Mercia Blakewood has returned to England, having successfully concluded her assignment in New York on behalf of King Charles the Second. Surely now he will give favourable consideration to her claim on Halescott Manor, her ancestral home? Her uncle, Francis Simmonds, has taken possession and wants Mercia dead, but at least he is an open enemy.

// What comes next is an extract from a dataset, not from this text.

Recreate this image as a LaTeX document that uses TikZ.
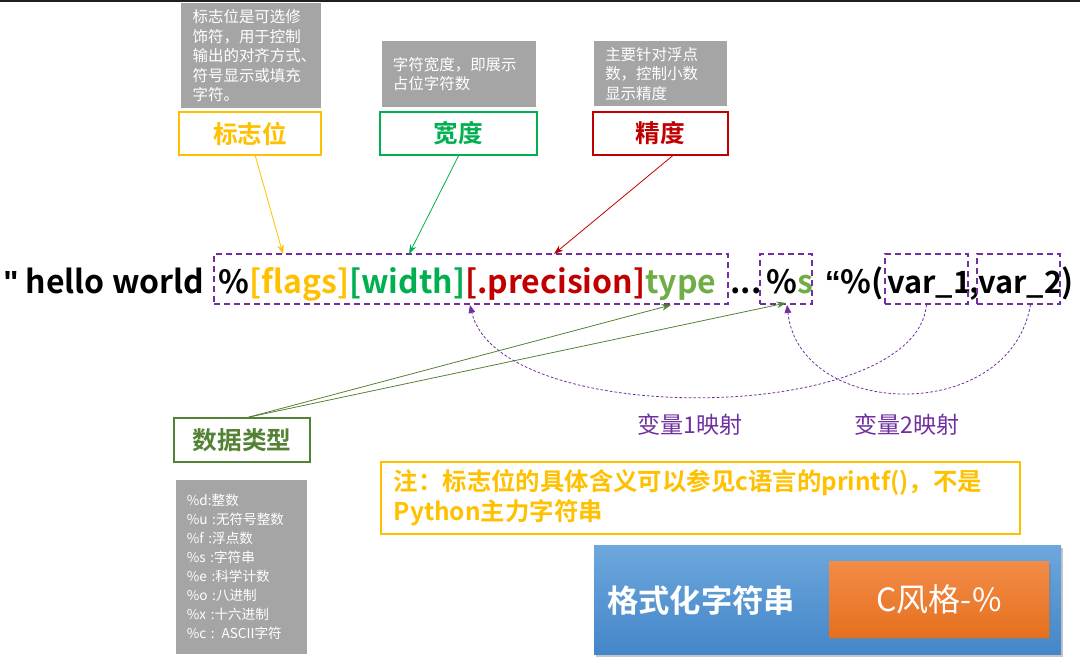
\documentclass[tikz,border=0pt]{standalone}
\usepackage{fontspec}
\setmainfont{Noto Sans CJK SC}[BoldFont={Noto Sans CJK SC Bold}]
\newfontfamily\qf{Liberation Sans}
\usetikzlibrary{arrows.meta, positioning, fit, shadows}
\definecolor{Flag}{HTML}{FFC000}
\definecolor{Wid}{HTML}{00B050}
\definecolor{Prec}{HTML}{C00000}
\definecolor{Typ}{HTML}{70AD47}
\definecolor{Olive}{HTML}{548235}
\definecolor{Purp}{HTML}{7030A0}
\definecolor{Note}{HTML}{A5A5A5}
\definecolor{SkyT}{HTML}{6DA7DD}
\definecolor{SkyB}{HTML}{4486C8}
\definecolor{OrgT}{HTML}{F28C48}
\definecolor{OrgB}{HTML}{E6701E}

\begin{document}
\begin{tikzpicture}[x=0.75pt, y=-0.75pt,
  gbox/.style={fill=Note, text=white, anchor=north west, inner ysep=0pt,
     align=left, font=\fontsize{11.6}{14.6}\selectfont},
  tag/.style={draw=#1, line width=1.3pt, text=#1, inner sep=0pt,
     font=\fontsize{18.5}{20}\selectfont\bfseries},
  seg/.style={anchor=base west, inner sep=0pt,
     font=\fontsize{24}{28}\selectfont\bfseries},
  slot/.style={draw=Purp, line width=1pt, dash pattern=on 4.5pt off 3pt, inner sep=0pt},
  arr/.style={-{Stealth[length=7pt, width=5pt]}, line width=0.6pt, #1},
  map/.style={-{Triangle[length=6pt, width=5pt]}, Purp, line width=0.6pt,
     dash pattern=on 2pt off 1.5pt},
  maplbl/.style={text=Purp, inner sep=0pt, font=\fontsize{17.3}{18}\selectfont}]
  \useasboundingbox (0,0) rectangle (1080,670);
  \fill[black!88] (0,0) rectangle (1080,2.5);

  % notes above the spec
  \node[gbox, inner xsep=8.5pt, text width=88pt, minimum height=78.75pt] (fnote)
        at (181,3) {标志位是可选修\\饰符，用于控制\\输出的对齐方式、\\符号显示或填充\\字符。};
  \node[gbox, inner xsep=8pt, text width=99.5pt, minimum height=49.5pt] (wnote)
        at (382,41) {字符宽度，即展示\\占位字符数};
  \node[gbox, inner xsep=8.25pt, text width=83.25pt, minimum height=48.75pt] (pnote)
        at (594,41) {主要针对浮点\\数，控制小数\\显示精度};
  \node[tag=Flag, minimum width=106.5pt, minimum height=32.25pt] (flag) at (250,133.5) {标志位};
  \node[tag=Wid, minimum width=117.75pt, minimum height=32.25pt] (wid) at (458.5,133.5) {宽度};
  \node[tag=Prec, minimum width=101.25pt, minimum height=32.25pt] (prec) at (660.5,133.5) {精度};

  % the format string
  \node[seg] (hw) at (3,293) {{\qf "} hello world};
  \node[seg] (spec) at (218,293) {\%\textcolor{Flag}{[flags]}\textcolor{Wid}{[width]}%
        \textcolor{Prec}{[.precision]}\textcolor{Typ}{type}};
  \node[seg] (dots) at (730,293) {...};
  \node[seg] (pct) at (766,293) {\%\textcolor{Typ}{s}};
  \node[seg, anchor=base east] (open) at (884,293) {{\qf “}\%(};
  \node[seg, font=\fontsize{23}{28}\selectfont\bfseries] (va) at (887,293) {var\_1};
  \node[seg] (comma) at (969,293) {,};
  \node[seg, font=\fontsize{23}{28}\selectfont\bfseries] (vb) at (978,293) {var\_2};
  \node[seg] (close) at (1061,293) {)};
  \node[slot, fit={(214,254) (728,304)}] (fmtbox) {};
  \node[slot, fit={(760,254) (812,304)}] (sbox) {};
  \node[slot, fit={(885,254) (968,304)}] (vabox) {};
  \node[slot, fit={(977,254) (1060,304)}] (vbbox) {};

  \coordinate (ft) at (283,254);
  \coordinate (wt) at (409,254);
  \coordinate (pt) at (554,254);
  \draw[arr=Flag] ([xshift=4pt]flag.south) -- (ft);
  \draw[arr=Wid] (wid.south) -- (wt);
  \draw[arr=Prec] ([xshift=9pt]prec.south) -- (pt);

  % data types
  \node[tag=Olive, minimum width=102pt, minimum height=33pt] (dtype) at (242,440) {数据类型};
  \node[gbox, inner xsep=8pt, text width=82.25pt, minimum height=130.5pt,
        font=\fontsize{10.2}{14.25}\selectfont] (tlist) at (176,480)
        {\%d:整数\\\%u :无符号整数\\\%f :浮点数\\\%s :字符串\\\%e :科学计数\\%
         \%o :八进制\\\%x :十六进制\\\%c : ASCII字符};
  \coordinate (tt) at (671,305);
  \coordinate (st) at (786,303);
  \draw[arr=Olive] ([xshift=5pt]dtype.north) -- (tt);
  \draw[arr=Olive] ([xshift=5pt]dtype.north) -- (st);

  % variable mapping
  \coordinate (m1) at (470,305);
  \coordinate (m2) at (787,305);
  \draw[map] (vabox.south) .. controls (916,425) and (500,430) .. (m1);
  \draw[map] ([xshift=9pt]vbbox.south) .. controls (1010,425) and (800,420) .. (m2);
  \node[maplbl] (l1) at (690,425) {变量1映射};
  \node[maplbl] (l2) at (907,425) {变量2映射};

  % note and title
  \node[draw=Flag, line width=1.2pt, anchor=north west, inner xsep=9.75pt, inner ysep=0pt,
        minimum height=54pt, text=Flag, text width=460pt, align=left,
        font=\fontsize{18.3}{22.5}\selectfont\bfseries] (note) at (380,461)
        {注：标志位的具体含义可以参见c语言的printf()，不是\\Python主力字符串};
  \node[fit={(594,545) (1061,654)}, inner sep=0pt, top color=SkyT, bottom color=SkyB,
        drop shadow={shadow xshift=1.5pt, shadow yshift=-2pt, opacity=0.45}] (title) {};
  \node[anchor=west, text=white, inner sep=0pt,
        font=\fontsize{23.5}{26}\selectfont\bfseries] (tname) at (607,600) {格式化字符串};
  \node[fit={(829,561) (1049,637)}, inner sep=0pt, top color=OrgT, bottom color=OrgB,
        drop shadow={shadow xshift=1.5pt, shadow yshift=-2pt, opacity=0.45}] (style) {};
  \node[text=white, inner sep=0pt, font=\fontsize{24}{26}\selectfont] (stext)
        at (style.center) {C风格-\%};
\end{tikzpicture}
\end{document}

The King proposes one more task for Mercia before dealing with her claim on the manor. A spy is at large, working for England’s greatest enemy, the Dutch, who are growing in power with a formidable navy whose overt ambition is a successful invasion and conquest of England. Out of five possible women at King Charles’s court, Mercia’s task is the identification of the spy and traitor known as “Virgo”. From the start, Mercia is in danger as her enemy demonstrates power, and in one terrifying sequence she undergoes interrogation in the Tower of London. All this, against a background of extravagant frivolity and outrageous fashions at court and London’s dark underworld of casual murder. There are even whispers of the Plague.
Readers will be rewarded with a splendid dual-climax of naval battle where even those watching from the shore will be far from safe. This was a period when England’s whole future was in doubt, a simmering cauldron of possibility. The author, with boisterous enthusiasm, has seized on this promising situation, making the most of it by writing this exciting novel.